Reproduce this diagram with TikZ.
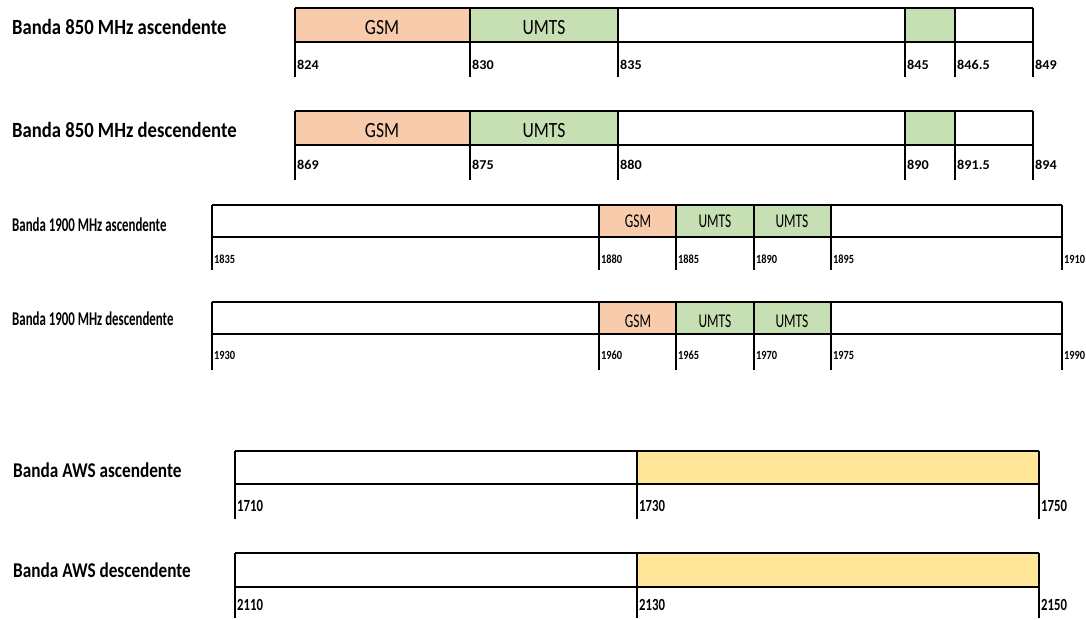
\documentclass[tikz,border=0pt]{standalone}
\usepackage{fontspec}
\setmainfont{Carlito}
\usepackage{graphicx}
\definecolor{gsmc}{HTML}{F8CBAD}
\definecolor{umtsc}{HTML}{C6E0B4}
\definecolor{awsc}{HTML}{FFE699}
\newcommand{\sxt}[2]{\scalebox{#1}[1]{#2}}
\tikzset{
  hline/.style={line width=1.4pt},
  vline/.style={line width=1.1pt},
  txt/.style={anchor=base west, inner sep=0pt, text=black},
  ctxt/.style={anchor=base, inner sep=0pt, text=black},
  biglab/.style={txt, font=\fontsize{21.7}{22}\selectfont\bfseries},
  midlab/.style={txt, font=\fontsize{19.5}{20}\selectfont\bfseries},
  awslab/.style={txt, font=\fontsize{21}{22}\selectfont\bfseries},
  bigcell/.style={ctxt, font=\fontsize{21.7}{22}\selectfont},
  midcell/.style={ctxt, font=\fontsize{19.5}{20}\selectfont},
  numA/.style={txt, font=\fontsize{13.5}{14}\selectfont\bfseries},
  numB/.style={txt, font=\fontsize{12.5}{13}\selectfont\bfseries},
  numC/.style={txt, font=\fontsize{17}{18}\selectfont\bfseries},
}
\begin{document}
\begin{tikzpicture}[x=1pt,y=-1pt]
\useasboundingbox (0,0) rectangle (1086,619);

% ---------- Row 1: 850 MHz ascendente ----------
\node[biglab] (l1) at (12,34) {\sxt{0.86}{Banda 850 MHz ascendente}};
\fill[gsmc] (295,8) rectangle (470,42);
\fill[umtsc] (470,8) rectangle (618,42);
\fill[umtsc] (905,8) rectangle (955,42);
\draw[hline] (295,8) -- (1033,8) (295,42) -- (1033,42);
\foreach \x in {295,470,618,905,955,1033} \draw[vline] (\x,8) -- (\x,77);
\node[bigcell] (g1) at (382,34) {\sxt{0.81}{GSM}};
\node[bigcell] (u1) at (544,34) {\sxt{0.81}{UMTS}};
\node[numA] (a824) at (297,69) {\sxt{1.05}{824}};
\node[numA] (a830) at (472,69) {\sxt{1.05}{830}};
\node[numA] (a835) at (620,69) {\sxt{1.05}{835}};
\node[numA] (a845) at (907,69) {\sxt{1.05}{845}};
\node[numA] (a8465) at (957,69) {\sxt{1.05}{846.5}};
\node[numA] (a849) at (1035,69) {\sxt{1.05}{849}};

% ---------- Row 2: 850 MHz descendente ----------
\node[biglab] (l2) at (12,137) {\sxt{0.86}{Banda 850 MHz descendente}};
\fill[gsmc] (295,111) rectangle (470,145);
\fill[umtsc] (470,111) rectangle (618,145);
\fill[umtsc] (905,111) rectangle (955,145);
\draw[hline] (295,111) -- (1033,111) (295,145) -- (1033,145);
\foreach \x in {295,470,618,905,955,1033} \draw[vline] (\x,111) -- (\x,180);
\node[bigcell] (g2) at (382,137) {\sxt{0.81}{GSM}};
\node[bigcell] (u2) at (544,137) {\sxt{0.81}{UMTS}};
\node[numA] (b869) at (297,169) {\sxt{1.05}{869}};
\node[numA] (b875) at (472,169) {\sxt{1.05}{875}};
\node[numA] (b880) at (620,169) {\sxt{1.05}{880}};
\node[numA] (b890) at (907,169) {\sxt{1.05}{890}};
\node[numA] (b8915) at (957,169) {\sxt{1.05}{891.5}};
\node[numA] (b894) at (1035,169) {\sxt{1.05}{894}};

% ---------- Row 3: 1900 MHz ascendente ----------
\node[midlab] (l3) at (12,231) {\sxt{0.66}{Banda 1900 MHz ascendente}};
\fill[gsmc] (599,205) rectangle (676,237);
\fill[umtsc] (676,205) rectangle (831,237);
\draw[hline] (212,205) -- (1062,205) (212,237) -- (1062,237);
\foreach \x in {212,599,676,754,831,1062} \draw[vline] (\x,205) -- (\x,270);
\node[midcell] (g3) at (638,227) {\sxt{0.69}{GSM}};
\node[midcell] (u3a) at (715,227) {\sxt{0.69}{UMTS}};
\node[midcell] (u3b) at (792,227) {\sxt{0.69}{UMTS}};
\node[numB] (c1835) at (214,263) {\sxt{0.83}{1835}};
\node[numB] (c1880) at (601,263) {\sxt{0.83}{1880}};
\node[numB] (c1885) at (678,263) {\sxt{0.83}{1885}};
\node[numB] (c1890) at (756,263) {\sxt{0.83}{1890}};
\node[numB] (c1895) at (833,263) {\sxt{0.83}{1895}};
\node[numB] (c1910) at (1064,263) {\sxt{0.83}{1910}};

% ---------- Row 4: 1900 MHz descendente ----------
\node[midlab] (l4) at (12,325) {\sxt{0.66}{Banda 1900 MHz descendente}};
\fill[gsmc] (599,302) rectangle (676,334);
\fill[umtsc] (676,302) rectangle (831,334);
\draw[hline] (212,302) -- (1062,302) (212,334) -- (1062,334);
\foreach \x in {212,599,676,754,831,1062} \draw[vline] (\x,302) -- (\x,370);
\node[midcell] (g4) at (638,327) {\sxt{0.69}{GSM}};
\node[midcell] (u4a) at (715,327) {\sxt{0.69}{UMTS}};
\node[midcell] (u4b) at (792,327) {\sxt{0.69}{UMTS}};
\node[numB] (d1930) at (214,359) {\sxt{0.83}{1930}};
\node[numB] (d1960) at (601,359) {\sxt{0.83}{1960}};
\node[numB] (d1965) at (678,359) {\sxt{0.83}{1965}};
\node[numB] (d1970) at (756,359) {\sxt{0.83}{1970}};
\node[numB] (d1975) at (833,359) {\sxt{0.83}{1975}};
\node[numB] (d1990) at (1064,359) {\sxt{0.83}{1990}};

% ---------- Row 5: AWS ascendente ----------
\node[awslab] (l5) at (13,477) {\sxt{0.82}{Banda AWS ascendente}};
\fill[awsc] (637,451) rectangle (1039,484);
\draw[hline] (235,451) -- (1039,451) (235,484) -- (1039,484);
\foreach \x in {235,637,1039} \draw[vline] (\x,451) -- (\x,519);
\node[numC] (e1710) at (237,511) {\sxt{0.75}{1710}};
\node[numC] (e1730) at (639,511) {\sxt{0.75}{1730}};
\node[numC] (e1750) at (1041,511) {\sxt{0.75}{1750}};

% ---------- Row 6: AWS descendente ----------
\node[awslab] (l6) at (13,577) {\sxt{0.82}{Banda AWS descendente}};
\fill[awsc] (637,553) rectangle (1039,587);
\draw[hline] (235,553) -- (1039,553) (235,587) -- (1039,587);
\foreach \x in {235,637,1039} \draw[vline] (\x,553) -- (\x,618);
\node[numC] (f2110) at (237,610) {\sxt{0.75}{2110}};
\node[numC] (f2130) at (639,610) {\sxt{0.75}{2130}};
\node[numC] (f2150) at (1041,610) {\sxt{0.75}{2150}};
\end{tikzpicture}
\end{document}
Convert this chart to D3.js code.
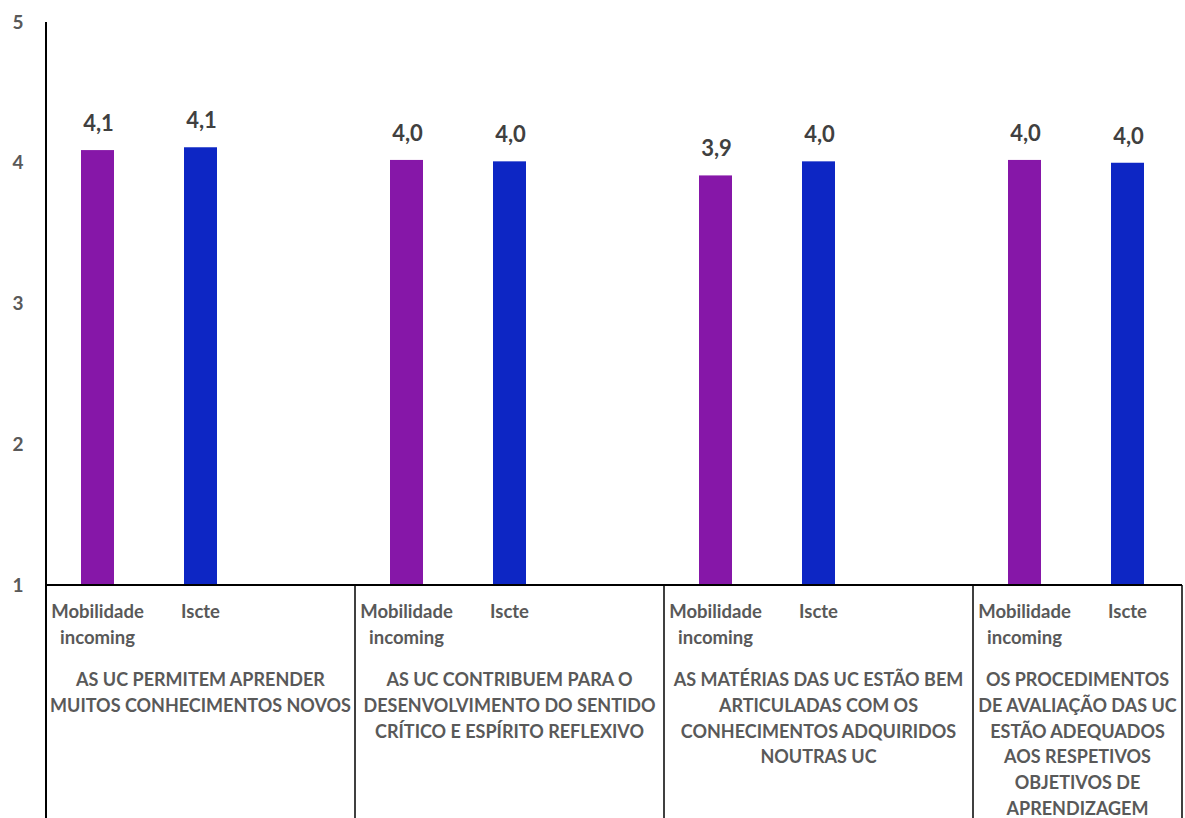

════════════════════

Do this | Without the pictures, repeat all the records word for word.

Solution for this problem |
Reproduce this diagram with TikZ.
\documentclass[tikz,border=0pt]{standalone}
\usepackage{fontspec}
\setmainfont{Carlito}
\usepackage{graphicx}
\definecolor{gsmc}{HTML}{F8CBAD}
\definecolor{umtsc}{HTML}{C6E0B4}
\definecolor{awsc}{HTML}{FFE699}
\newcommand{\sxt}[2]{\scalebox{#1}[1]{#2}}
\tikzset{
  hline/.style={line width=1.4pt},
  vline/.style={line width=1.1pt},
  txt/.style={anchor=base west, inner sep=0pt, text=black},
  ctxt/.style={anchor=base, inner sep=0pt, text=black},
  biglab/.style={txt, font=\fontsize{21.7}{22}\selectfont\bfseries},
  midlab/.style={txt, font=\fontsize{19.5}{20}\selectfont\bfseries},
  awslab/.style={txt, font=\fontsize{21}{22}\selectfont\bfseries},
  bigcell/.style={ctxt, font=\fontsize{21.7}{22}\selectfont},
  midcell/.style={ctxt, font=\fontsize{19.5}{20}\selectfont},
  numA/.style={txt, font=\fontsize{13.5}{14}\selectfont\bfseries},
  numB/.style={txt, font=\fontsize{12.5}{13}\selectfont\bfseries},
  numC/.style={txt, font=\fontsize{17}{18}\selectfont\bfseries},
}
\begin{document}
\begin{tikzpicture}[x=1pt,y=-1pt]
\useasboundingbox (0,0) rectangle (1086,619);

% ---------- Row 1: 850 MHz ascendente ----------
\node[biglab] (l1) at (12,34) {\sxt{0.86}{Banda 850 MHz ascendente}};
\fill[gsmc] (295,8) rectangle (470,42);
\fill[umtsc] (470,8) rectangle (618,42);
\fill[umtsc] (905,8) rectangle (955,42);
\draw[hline] (295,8) -- (1033,8) (295,42) -- (1033,42);
\foreach \x in {295,470,618,905,955,1033} \draw[vline] (\x,8) -- (\x,77);
\node[bigcell] (g1) at (382,34) {\sxt{0.81}{GSM}};
\node[bigcell] (u1) at (544,34) {\sxt{0.81}{UMTS}};
\node[numA] (a824) at (297,69) {\sxt{1.05}{824}};
\node[numA] (a830) at (472,69) {\sxt{1.05}{830}};
\node[numA] (a835) at (620,69) {\sxt{1.05}{835}};
\node[numA] (a845) at (907,69) {\sxt{1.05}{845}};
\node[numA] (a8465) at (957,69) {\sxt{1.05}{846.5}};
\node[numA] (a849) at (1035,69) {\sxt{1.05}{849}};

% ---------- Row 2: 850 MHz descendente ----------
\node[biglab] (l2) at (12,137) {\sxt{0.86}{Banda 850 MHz descendente}};
\fill[gsmc] (295,111) rectangle (470,145);
\fill[umtsc] (470,111) rectangle (618,145);
\fill[umtsc] (905,111) rectangle (955,145);
\draw[hline] (295,111) -- (1033,111) (295,145) -- (1033,145);
\foreach \x in {295,470,618,905,955,1033} \draw[vline] (\x,111) -- (\x,180);
\node[bigcell] (g2) at (382,137) {\sxt{0.81}{GSM}};
\node[bigcell] (u2) at (544,137) {\sxt{0.81}{UMTS}};
\node[numA] (b869) at (297,169) {\sxt{1.05}{869}};
\node[numA] (b875) at (472,169) {\sxt{1.05}{875}};
\node[numA] (b880) at (620,169) {\sxt{1.05}{880}};
\node[numA] (b890) at (907,169) {\sxt{1.05}{890}};
\node[numA] (b8915) at (957,169) {\sxt{1.05}{891.5}};
\node[numA] (b894) at (1035,169) {\sxt{1.05}{894}};

% ---------- Row 3: 1900 MHz ascendente ----------
\node[midlab] (l3) at (12,231) {\sxt{0.66}{Banda 1900 MHz ascendente}};
\fill[gsmc] (599,205) rectangle (676,237);
\fill[umtsc] (676,205) rectangle (831,237);
\draw[hline] (212,205) -- (1062,205) (212,237) -- (1062,237);
\foreach \x in {212,599,676,754,831,1062} \draw[vline] (\x,205) -- (\x,270);
\node[midcell] (g3) at (638,227) {\sxt{0.69}{GSM}};
\node[midcell] (u3a) at (715,227) {\sxt{0.69}{UMTS}};
\node[midcell] (u3b) at (792,227) {\sxt{0.69}{UMTS}};
\node[numB] (c1835) at (214,263) {\sxt{0.83}{1835}};
\node[numB] (c1880) at (601,263) {\sxt{0.83}{1880}};
\node[numB] (c1885) at (678,263) {\sxt{0.83}{1885}};
\node[numB] (c1890) at (756,263) {\sxt{0.83}{1890}};
\node[numB] (c1895) at (833,263) {\sxt{0.83}{1895}};
\node[numB] (c1910) at (1064,263) {\sxt{0.83}{1910}};

% ---------- Row 4: 1900 MHz descendente ----------
\node[midlab] (l4) at (12,325) {\sxt{0.66}{Banda 1900 MHz descendente}};
\fill[gsmc] (599,302) rectangle (676,334);
\fill[umtsc] (676,302) rectangle (831,334);
\draw[hline] (212,302) -- (1062,302) (212,334) -- (1062,334);
\foreach \x in {212,599,676,754,831,1062} \draw[vline] (\x,302) -- (\x,370);
\node[midcell] (g4) at (638,327) {\sxt{0.69}{GSM}};
\node[midcell] (u4a) at (715,327) {\sxt{0.69}{UMTS}};
\node[midcell] (u4b) at (792,327) {\sxt{0.69}{UMTS}};
\node[numB] (d1930) at (214,359) {\sxt{0.83}{1930}};
\node[numB] (d1960) at (601,359) {\sxt{0.83}{1960}};
\node[numB] (d1965) at (678,359) {\sxt{0.83}{1965}};
\node[numB] (d1970) at (756,359) {\sxt{0.83}{1970}};
\node[numB] (d1975) at (833,359) {\sxt{0.83}{1975}};
\node[numB] (d1990) at (1064,359) {\sxt{0.83}{1990}};

% ---------- Row 5: AWS ascendente ----------
\node[awslab] (l5) at (13,477) {\sxt{0.82}{Banda AWS ascendente}};
\fill[awsc] (637,451) rectangle (1039,484);
\draw[hline] (235,451) -- (1039,451) (235,484) -- (1039,484);
\foreach \x in {235,637,1039} \draw[vline] (\x,451) -- (\x,519);
\node[numC] (e1710) at (237,511) {\sxt{0.75}{1710}};
\node[numC] (e1730) at (639,511) {\sxt{0.75}{1730}};
\node[numC] (e1750) at (1041,511) {\sxt{0.75}{1750}};

% ---------- Row 6: AWS descendente ----------
\node[awslab] (l6) at (13,577) {\sxt{0.82}{Banda AWS descendente}};
\fill[awsc] (637,553) rectangle (1039,587);
\draw[hline] (235,553) -- (1039,553) (235,587) -- (1039,587);
\foreach \x in {235,637,1039} \draw[vline] (\x,553) -- (\x,618);
\node[numC] (f2110) at (237,610) {\sxt{0.75}{2110}};
\node[numC] (f2130) at (639,610) {\sxt{0.75}{2130}};
\node[numC] (f2150) at (1041,610) {\sxt{0.75}{2150}};
\end{tikzpicture}
\end{document}
Convert this chart to D3.js code.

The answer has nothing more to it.